With the holiday season coming up and possibly inspired by our Holiday Hotspots blog post, you may be in the middle of planning your next getaway. Nowadays, we have access to GPS systems and topography apps - all available with the touch of a button. In an era long before advanced technology, First Nations Peoples relied on their visual memory and the tracks that their peoples and animals left behind, through the use of “Songlines.” Essentially, songlines are the traditional trade routes and dreaming tracks, created by First Nations’ ancestors. The term derived from the act of Indigenous Australians singing of the land and people along their journeys.
Traditional Custodians would learn the songs from the Elders of their community in order to learn how to travel from one particular place to another. The songs were accompanied by rhythm and sound - from clapsticks and the stamping of feet in the dirt - which were married with the footsteps of the Elders who walked before them. All of these musical elements came together to aid in memorising the sacred landscapes and routes.
Image sourced from Ilya Genkin Photography
As the tribes travelled across the country, the songlines acted as a ‘cultural passport.’ This is because songs from one path would often cross over and interlace with another connecting path.

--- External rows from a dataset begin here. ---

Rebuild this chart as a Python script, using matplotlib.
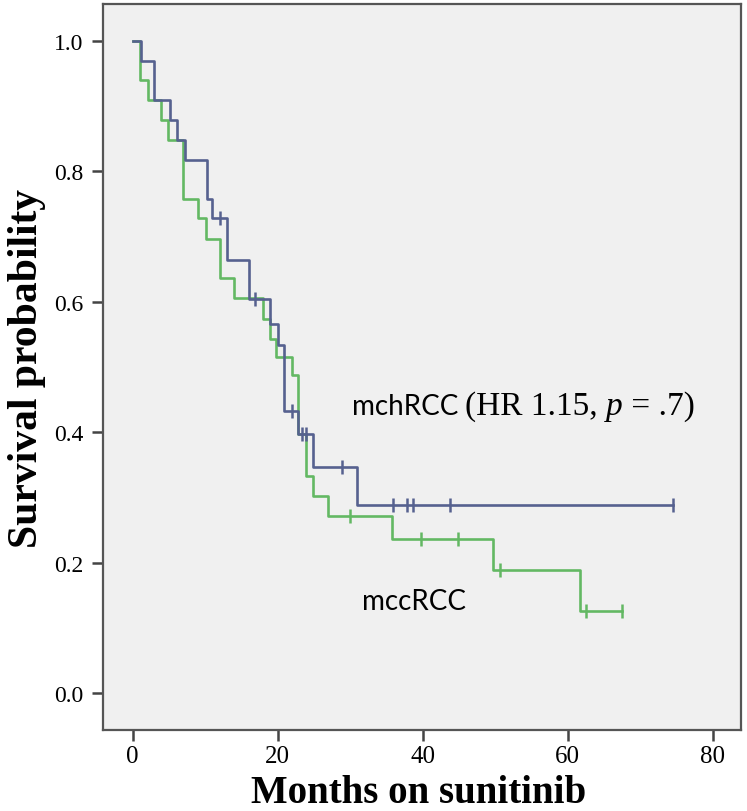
import matplotlib
matplotlib.use("Agg")
import matplotlib.pyplot as plt

# ---- data ----
mch_times = [0, 1.2, 3.0, 5.1, 6.1, 7.2, 10.2, 10.9, 13.0, 16.0, 18.9, 20.0, 20.8, 22.8, 24.9, 30.9, 74.5]
mch_surv = [1.0, 0.970, 0.909, 0.879, 0.848, 0.818, 0.758, 0.728, 0.664, 0.605, 0.566, 0.533, 0.433, 0.397, 0.347, 0.289, 0.289]
mch_cens_t = [12.0, 16.8, 21.9, 23.3, 23.9, 28.8, 35.9, 37.8, 38.7, 43.7, 74.5]
mch_cens_s = [0.728, 0.605, 0.433, 0.397, 0.397, 0.347, 0.289, 0.289, 0.289, 0.289, 0.289]

mcc_times = [0, 1.0, 2.1, 3.95, 4.9, 6.9, 9.0, 10.1, 12.1, 13.9, 18.0, 18.9, 19.8, 21.9, 22.8, 23.9, 24.9, 26.9, 35.7, 49.7, 61.7, 67.5]
mcc_surv = [1.0, 0.940, 0.909, 0.879, 0.848, 0.758, 0.728, 0.697, 0.637, 0.606, 0.574, 0.543, 0.515, 0.487, 0.397, 0.333, 0.302, 0.272, 0.236, 0.189, 0.125, 0.125]
mcc_cens_t = [29.9, 39.8, 44.9, 50.6, 62.5, 67.5]
mcc_cens_s = [0.272, 0.236, 0.236, 0.189, 0.125, 0.125]

x_ticks = [0, 20, 40, 60, 80]
y_ticks = [0.0, 0.2, 0.4, 0.6, 0.8, 1.0]
y_tick_labels = ["0.0", "0.2", "0.4", "0.6", "0.8", "1.0"]

BLUE = "#56618f"
GREEN = "#63b863"
SERIF = "Liberation Serif"

fig = plt.figure(figsize=(7.47, 8.12), dpi=100)
fig.patch.set_facecolor("white")
ax = fig.add_axes([103 / 747, 1 - 731 / 812, (741 - 103) / 747, (731 - 5) / 812])
ax.set_facecolor("#f0f0f0")

ax.step(mcc_times, mcc_surv, where="post", color=GREEN, lw=1.9, zorder=2)
ax.plot(mcc_cens_t, mcc_cens_s, ls="none", marker="|", ms=10, mew=1.8, color=GREEN, zorder=2)
ax.step(mch_times, mch_surv, where="post", color=BLUE, lw=1.9, zorder=3)
ax.plot(mch_cens_t, mch_cens_s, ls="none", marker="|", ms=10, mew=1.8, color=BLUE, zorder=3)

ax.set_xlim(-4.1, 83.9)
ax.set_ylim(-0.057, 1.057)
ax.set_xticks(x_ticks)
ax.set_xticklabels([str(v) for v in x_ticks], fontfamily=SERIF, fontsize=18)
ax.set_yticks(y_ticks)
ax.set_yticklabels(y_tick_labels, fontfamily=SERIF, fontsize=17)
ax.tick_params(axis="both", direction="out", length=8, width=1.8, color="#444444", pad=6)
ax.tick_params(axis="x", pad=3)

for s in ax.spines.values():
    s.set_color("#555555")
    s.set_linewidth(1.6)

# x label placed by its baseline so it sits tight under the tick labels
fig.text((103 + 741) / 2 / 747 - 0.004, 1 - 803 / 812, "Months on sunitinib", fontfamily=SERIF,
         fontweight="bold", fontsize=28, ha="center", va="baseline")
ax.set_ylabel("Survival probability", fontfamily=SERIF, fontweight="bold", fontsize=30, labelpad=6)

# annotation with mixed fonts
t1 = ax.text(30.2, 0.4286, "mchRCC ", fontfamily="Lato", fontsize=20, va="baseline", ha="left")
prev = t1
for txt, style in [("(HR 1.15, ", "normal"), ("p", "italic"), (" = .7)", "normal")]:
    prev = ax.annotate(txt, xy=(1, 0.4286), xycoords=(prev, "data"), fontfamily=SERIF,
                       fontstyle=style, fontsize=24, va="baseline", ha="left")
ax.text(31.6, 0.129, "mccRCC", fontfamily="Lato", fontsize=20, va="baseline", ha="left")

fig.savefig("out.png", dpi=100)
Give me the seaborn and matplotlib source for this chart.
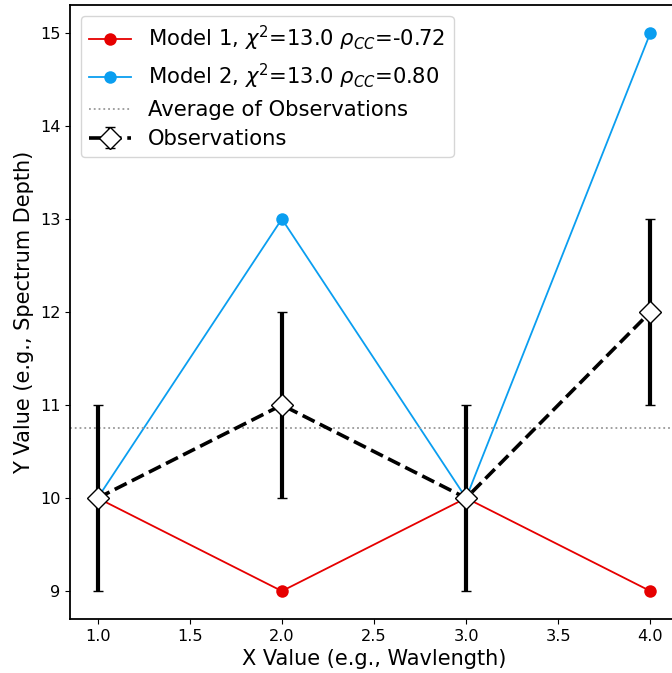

When tribes were travelling, they would recite the song attached to the specific region as it detailed vital information and guidelines for the land. Oftentimes, if tribes travelling through a region did not know the song in the local language, they would ‘sing in country.’ This is the practice of singing praises of the land and people, signifying that they were passing through respectfully. Here, we can see that songlines transcend language through music, song and dance.
Similarly to a map, songlines identified key features and marker points across hundreds of kilometres. Songlines even keyed sacred sites such as burial and birthing grounds. Although songlines are a verbal map, they are an essential part of life; a second nature to Indigenous Australian peoples.
Image sourced from australianphotography.com
Songlines are said to have been carved out by the creation spirits who first walked the dreaming tracks. These tracks are closely tied to the Dreamtime and cultural ceremonies. One such dreaming track is the Bundian Way where tourists are invited to discover the Whale Dreaming through a guided 1.8km trek through Eden, NSW. The Seven Sisters’ (Kungkarangkalpa) dreaming track can be virtually explored through the National Museum of Australia’s interactive online exhibit. Other notable dreaming stories of creation spirits walking the dreaming tracks include: the Morning Star (Banumbirr), Eagle Hawk (Bunjil),The Moon and The Gecko (Patjuka Wura Punu) and Rainbow Serpent (Wardbukkara). Bilbie Virtual Labs, a Brisbane based company, have also developed a virtual songlines experience for public access. Through the use of game design and virtual reality, the company have created an authentic First Nations interactive virtual histories and heritage experience. To try it out for yourself click here. So, as we can see these ancestral stories the First Nations’ people have passed down through millennia of generations are still here today, and are ingrained into the land and seen in the stars.
Image sourced from Japingka Aboriginal Art
Here at Yarn, many of our partner artists use visual art to display their songlines and tell the stories of creation, the land and their people. One of our artists, Charlie Chambers (Jnr) - belonging to the Jairtribe from the Toowoomba, Dalby and Bunya mountain region - informs us of the significance of incorporating songlines into his artworks:
“When I was young, I would sit with my elders and listen to these Dreamtime stories, but the stories would go in one ear and out the other. It was when I got older that I started to think about these stories and start painting them.” - Charlie Chambers (Jnr)
“The main reason I love painting is to keep the stories that the elders told me about the community alive.” - Charlie Chambers (Jnr)
Landscapes by Charlie Chamber Jnr
The depiction of songlines through traditional and contemporary art is a form of celebration and respect for culture and country. It is also a way of archiving Indigenous history, detailing stories of the creation of land and sea, of the dreamtime, customs and traditions of the land.
The paths etched in the land through songlines were initially dismissed by European Settlers as simply being animal tracks. Despite their ignorance, the European Settlers actually heavily relied on these routes for navigation and access to the land. Essentially, songlines became the foundation for many of our main roads, which are still utilised Australia-wide. Maps of songlines, indicating known local roads, highways and particular regions, are currently in development by some Traditional Custodians as part of a Cultural Mapping Project.
What songlines are in your area? As you travel from place to place we encourage you to take note of the songlines and pay recognition to the Traditional Custodians. After all, we are walking on the footsteps of ancestors who found their way guided by the stars and the collective wisdom of the elders before them, passed down from generation to generation.
We at Yarn, acknowledge the Traditional Custodians of the land and sea. We pay our respect to all Elders, past, present and emerging.